**The problem**
Extract the lines that hold the string "with".

**Dataset section**
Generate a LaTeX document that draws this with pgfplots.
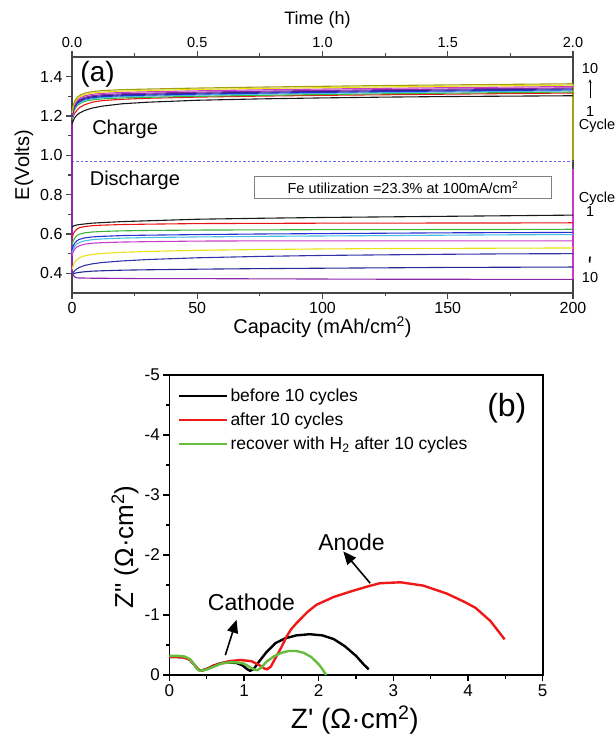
\documentclass[border=0pt]{standalone}
\usepackage{pgfplots}
\pgfplotsset{compat=1.18}
\usepackage{pgfplotstable}
\usepackage{fontspec}
\setmainfont{Liberation Sans}
\usetikzlibrary{arrows.meta}

\newcommand{\fs}[1]{\fontsize{#1}{#1}\selectfont}

\definecolor{axgray}{RGB}{70,70,70}
\definecolor{cblack}{RGB}{25,25,25}
\definecolor{cred}{RGB}{230,20,20}
\definecolor{cgreen}{RGB}{60,180,60}
\definecolor{cblue}{RGB}{40,50,210}
\definecolor{ccyan}{RGB}{70,190,230}
\definecolor{cmagenta}{RGB}{200,60,200}
\definecolor{cyellow}{RGB}{235,225,20}
\definecolor{colive}{RGB}{165,160,20}
\definecolor{cnavy}{RGB}{40,40,150}
\definecolor{cnavyb}{RGB}{50,50,170}
\definecolor{cpurple}{RGB}{140,40,170}
\definecolor{dashblue}{RGB}{100,100,240}
\definecolor{bred}{RGB}{240,25,25}
\definecolor{bgreen}{RGB}{100,190,60}

% charge curves, cycles 1..10
\pgfplotstableread{
x    c1    c2    c3    c4    c5    c6    c7    c8    c9    c10
0    1.160 1.180 1.182 1.188 1.193 1.198 1.203 1.210 1.217 1.224
0.5  1.175 1.198 1.212 1.218 1.223 1.228 1.233 1.240 1.247 1.254
1    1.190 1.212 1.232 1.238 1.243 1.248 1.253 1.260 1.267 1.274
2    1.205 1.230 1.252 1.258 1.263 1.268 1.273 1.280 1.287 1.294
3    1.215 1.243 1.262 1.268 1.273 1.278 1.283 1.290 1.297 1.304
5    1.228 1.257 1.274 1.280 1.285 1.290 1.295 1.302 1.309 1.316
8    1.240 1.270 1.282 1.288 1.293 1.298 1.303 1.310 1.317 1.324
12   1.250 1.278 1.287 1.293 1.298 1.303 1.308 1.315 1.322 1.329
20   1.262 1.285 1.292 1.298 1.303 1.308 1.313 1.320 1.327 1.334
30   1.270 1.290 1.295 1.301 1.306 1.311 1.316 1.323 1.330 1.337
50   1.280 1.296 1.300 1.306 1.311 1.316 1.321 1.328 1.335 1.342
75   1.287 1.301 1.305 1.311 1.316 1.321 1.326 1.333 1.340 1.347
100  1.292 1.305 1.309 1.315 1.320 1.325 1.330 1.337 1.344 1.351
125  1.296 1.308 1.313 1.319 1.324 1.329 1.334 1.341 1.348 1.355
150  1.299 1.311 1.316 1.322 1.327 1.332 1.337 1.344 1.351 1.358
175  1.301 1.314 1.319 1.325 1.330 1.335 1.340 1.347 1.354 1.361
200  1.303 1.317 1.322 1.328 1.333 1.338 1.343 1.350 1.357 1.364
}\chargetab

% discharge curves, cycles 1..10
\pgfplotstableread{
x    d1    d2    d3    d4    d5    d6    d7    d8    d9    d10
0    0.636 0.580 0.545 0.515 0.500 0.490 0.420 0.395 0.395 0.405
0.5  0.640 0.600 0.565 0.538 0.522 0.510 0.440 0.405 0.398 0.392
1    0.643 0.612 0.578 0.552 0.536 0.522 0.455 0.413 0.400 0.382
2    0.646 0.625 0.592 0.566 0.550 0.534 0.470 0.423 0.403 0.377
3    0.648 0.632 0.599 0.573 0.557 0.541 0.479 0.430 0.405 0.376
5    0.651 0.638 0.606 0.580 0.565 0.548 0.489 0.440 0.408 0.376
8    0.655 0.642 0.610 0.585 0.571 0.553 0.496 0.448 0.411 0.375
12   0.658 0.645 0.613 0.588 0.575 0.556 0.501 0.455 0.413 0.375
20   0.663 0.648 0.616 0.592 0.579 0.559 0.507 0.463 0.416 0.374
30   0.667 0.650 0.618 0.594 0.582 0.561 0.511 0.470 0.418 0.373
50   0.675 0.653 0.620 0.597 0.585 0.564 0.517 0.479 0.421 0.373
75   0.680 0.654 0.621 0.600 0.588 0.565 0.521 0.486 0.424 0.372
100  0.684 0.655 0.622 0.602 0.590 0.565 0.524 0.491 0.426 0.371
125  0.687 0.655 0.622 0.604 0.592 0.565 0.526 0.494 0.428 0.370
150  0.690 0.656 0.623 0.606 0.594 0.565 0.527 0.497 0.430 0.370
175  0.693 0.656 0.623 0.607 0.596 0.565 0.528 0.499 0.431 0.369
200  0.696 0.657 0.624 0.608 0.597 0.565 0.529 0.500 0.432 0.369
}\dischargetab

\begin{document}
\begin{tikzpicture}[x=1pt,y=1pt, ann/.style={font=\fs{14.5}, inner sep=0pt}]
\useasboundingbox (0,0) rectangle (616,734);

% ---------- (a) ----------
\begin{axis}[
  at={(72pt,441pt)}, anchor=south west,
  scale only axis, width=501pt, height=236pt,
  xmin=0, xmax=200, ymin=0.3, ymax=1.5,
  xtick={0,50,100,150,200},
  ytick={0.4,0.6,0.8,1.0,1.2,1.4},
  yticklabels={0.4,0.6,0.8,1.0,1.2,1.4},
  minor x tick num=1, minor y tick num=1,
  xtick pos=left, ytick pos=left, tick align=outside,
  major tick length=6pt, minor tick length=3.5pt,
  axis line style={draw=axgray, line width=1.2pt},
  every tick/.style={axgray, line width=1.1pt},
  tick label style={font=\fs{16}},
  /pgf/number format/assume math mode=true,
  xlabel={Capacity (mAh/cm\textsuperscript{2})},
  ylabel={E(Volts)},
  label style={font=\fs{20}},
  xlabel style={at={(axis description cs:0.5,-0.144)}, anchor=center},
  ylabel style={at={(axis description cs:-0.096,0.542)}, anchor=center},
  clip=false,
  curve/.style={line width=1.1pt},
]
\addplot[dashblue, line width=0.8pt, dash pattern=on 2.5pt off 2pt] coordinates {(0,0.97) (200,0.97)};
\addplot[cpurple, curve] coordinates {(0,1.17) (0,0.40)};
\addplot[colive, curve] coordinates {(200,1.364) (200,0.975)};
\addplot[cmagenta, curve] coordinates {(200,0.93) (200,0.37)};

\addplot[cblack, curve]   table[x=x, y=c1]  {\chargetab};
\addplot[cred, curve]     table[x=x, y=c2]  {\chargetab};
\addplot[cgreen, curve]   table[x=x, y=c3]  {\chargetab};
\addplot[ccyan, curve]    table[x=x, y=c4]  {\chargetab};
\addplot[cblue, curve]    table[x=x, y=c5]  {\chargetab};
\addplot[cnavy, curve]    table[x=x, y=c6]  {\chargetab};
\addplot[cpurple, curve]  table[x=x, y=c7]  {\chargetab};
\addplot[cmagenta, curve] table[x=x, y=c8]  {\chargetab};
\addplot[cyellow, curve]  table[x=x, y=c9]  {\chargetab};
\addplot[colive, curve]   table[x=x, y=c10] {\chargetab};

\addplot[cblack, curve]   table[x=x, y=d1]  {\dischargetab};
\addplot[cred, curve]     table[x=x, y=d2]  {\dischargetab};
\addplot[cgreen, curve]   table[x=x, y=d3]  {\dischargetab};
\addplot[cblue, curve]    table[x=x, y=d4]  {\dischargetab};
\addplot[ccyan, curve]    table[x=x, y=d5]  {\dischargetab};
\addplot[cmagenta, curve] table[x=x, y=d6]  {\dischargetab};
\addplot[cyellow, curve]  table[x=x, y=d7]  {\dischargetab};
\addplot[cnavyb, curve]   table[x=x, y=d8]  {\dischargetab};
\addplot[cnavy, curve]    table[x=x, y=d9]  {\dischargetab};
\addplot[cpurple, curve]  table[x=x, y=d10] {\dischargetab};

\node[font=\fs{28}] at (axis cs:10.2,1.41) {(a)};
\node[font=\fs{20}] at (axis cs:21.2,1.13) {Charge};
\node[font=\fs{20}] at (axis cs:25.1,0.874) {Discharge};
\node[draw=gray, line width=0.8pt, fill=white, minimum width=297pt, minimum height=22pt,
      inner sep=0pt, font=\fs{14.5}] at (axis cs:132.1,0.836)
      {Fe utilization =23.3\% at 100mA/cm\textsuperscript{2}};

\node[ann] at (axis cs:206.8,1.440) {10};
\draw[black, line width=0.7pt, -{Stealth[length=4pt,width=3pt]}] (axis cs:206.8,1.290) -- (axis cs:206.8,1.388);
\node[ann] at (axis cs:206.8,1.225) {1};
\node[ann] at (axis cs:209.6,1.150) {Cycle};
\node[ann] at (axis cs:209.6,0.780) {Cycle};
\node[ann] at (axis cs:206.8,0.712) {1};
\draw[black, line width=1.6pt] (axis cs:206.8,0.485) -- (axis cs:206.6,0.455);
\node[ann] at (axis cs:206.8,0.38) {10};
\end{axis}

% top time axis
\begin{axis}[
  at={(72pt,441pt)}, anchor=south west,
  scale only axis, width=501pt, height=236pt,
  xmin=0, xmax=2, ymin=0.3, ymax=1.5,
  axis x line*=top, axis y line=none,
  xtick={0,0.5,1,1.5,2},
  xticklabels={0.0,0.5,1.0,1.5,2.0},
  minor x tick num=1, tick align=outside,
  major tick length=6pt, minor tick length=3.5pt,
  axis line style={draw=axgray, line width=1.2pt},
  every tick/.style={axgray, line width=1.1pt},
  tick label style={font=\fs{14.5}},
  xlabel={Time (h)},
  label style={font=\fs{18}},
  xlabel style={at={(axis description cs:0.49,1.157)}, anchor=center},
]
\end{axis}

% ---------- (b) ----------
\begin{axis}[
  at={(169.3pt,59pt)}, anchor=south west,
  scale only axis, width=373.4pt, height=300pt,
  xmin=0, xmax=5, ymin=-5, ymax=0, y dir=reverse,
  xtick={0,1,2,3,4,5}, ytick={-5,-4,-3,-2,-1,0},
  minor x tick num=1, minor y tick num=1,
  xtick pos=left, ytick pos=left, tick align=outside,
  major tick length=6pt, minor tick length=3.5pt,
  axis line style={black, line width=1.6pt},
  every tick/.style={black, line width=1.3pt},
  tick label style={font=\fs{17}},
  /pgf/number format/assume math mode=true,
  xlabel={Z\textquotesingle\ (Ω·cm\textsuperscript{2})},
  ylabel={Z\textquotedbl\ (Ω·cm\textsuperscript{2})},
  xlabel style={font=\fs{28}, at={(axis description cs:0.497,-0.15)}, anchor=center},
  ylabel style={font=\fs{26}, at={(axis description cs:-0.119,0.427)}, anchor=center},
  clip=false,
  legend style={at={(axis description cs:0.015,0.968)}, anchor=north west,
    draw=none, fill=none, font=\fs{17.5}, row sep=6pt, cells={anchor=west}},
  legend image code/.code={\draw[#1] (0pt,0pt) -- (48pt,0pt);},
  imp/.style={line width=2.4pt, line join=round},
]
\addplot[black, imp] coordinates {
 (0,-0.30) (0.1,-0.30) (0.2,-0.295) (0.27,-0.26) (0.33,-0.18) (0.38,-0.10) (0.42,-0.07)
 (0.5,-0.10) (0.6,-0.16) (0.7,-0.20) (0.8,-0.21) (0.9,-0.20) (0.98,-0.16) (1.04,-0.10)
 (1.08,-0.07) (1.13,-0.10) (1.2,-0.22) (1.3,-0.38) (1.42,-0.53) (1.55,-0.61) (1.7,-0.66)
 (1.88,-0.68) (2.05,-0.66) (2.2,-0.60) (2.35,-0.48) (2.5,-0.32) (2.6,-0.18) (2.67,-0.095)};
\addlegendentry{before 10 cycles}
\addplot[bred, imp] coordinates {
 (0,-0.30) (0.1,-0.30) (0.2,-0.29) (0.28,-0.25) (0.34,-0.16) (0.39,-0.09) (0.43,-0.07)
 (0.52,-0.11) (0.65,-0.18) (0.8,-0.23) (0.95,-0.25) (1.1,-0.23) (1.2,-0.17) (1.27,-0.11)
 (1.31,-0.095) (1.36,-0.14) (1.42,-0.28) (1.5,-0.46) (1.57,-0.64) (1.63,-0.76) (1.7,-0.86)
 (1.85,-1.05) (1.97,-1.17) (2.2,-1.30) (2.45,-1.40) (2.64,-1.47) (2.82,-1.53) (3.1,-1.545)
 (3.4,-1.49) (3.71,-1.36) (3.95,-1.22) (4.1,-1.12) (4.3,-0.90) (4.49,-0.595)};
\addlegendentry{after 10 cycles}
\addplot[bgreen, imp] coordinates {
 (0,-0.32) (0.1,-0.32) (0.2,-0.31) (0.27,-0.27) (0.33,-0.18) (0.37,-0.10) (0.41,-0.07)
 (0.5,-0.09) (0.6,-0.14) (0.7,-0.19) (0.8,-0.21) (0.9,-0.21) (1.0,-0.19) (1.08,-0.13)
 (1.14,-0.09) (1.18,-0.08) (1.23,-0.12) (1.3,-0.22) (1.4,-0.31) (1.5,-0.37) (1.6,-0.40)
 (1.7,-0.40) (1.8,-0.37) (1.9,-0.30) (2.0,-0.18) (2.06,-0.08) (2.1,0)};
\addlegendentry{recover with H\textsubscript{2} after 10 cycles}

\draw[line width=1.6pt, -{Triangle[length=13pt,width=11pt]}] (axis cs:0.75,-0.33) -- (axis cs:0.90,-0.92);
\draw[line width=1.6pt, -{Triangle[length=13pt,width=11pt]}] (axis cs:2.69,-1.53) -- (axis cs:2.33,-2.06);
\node[font=\fs{23}] at (axis cs:1.10,-1.22) {Cathode};
\node[font=\fs{23}] at (axis cs:2.44,-2.22) {Anode};
\node[font=\fs{32}] at (axis cs:4.52,-4.44) {(b)};
\end{axis}
\end{tikzpicture}
\end{document}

**Exercise response**
Generate a LaTeX document that draws this with pgfplots.
\addlegendentry{recover with H\textsubscript{2} after 10 cycles}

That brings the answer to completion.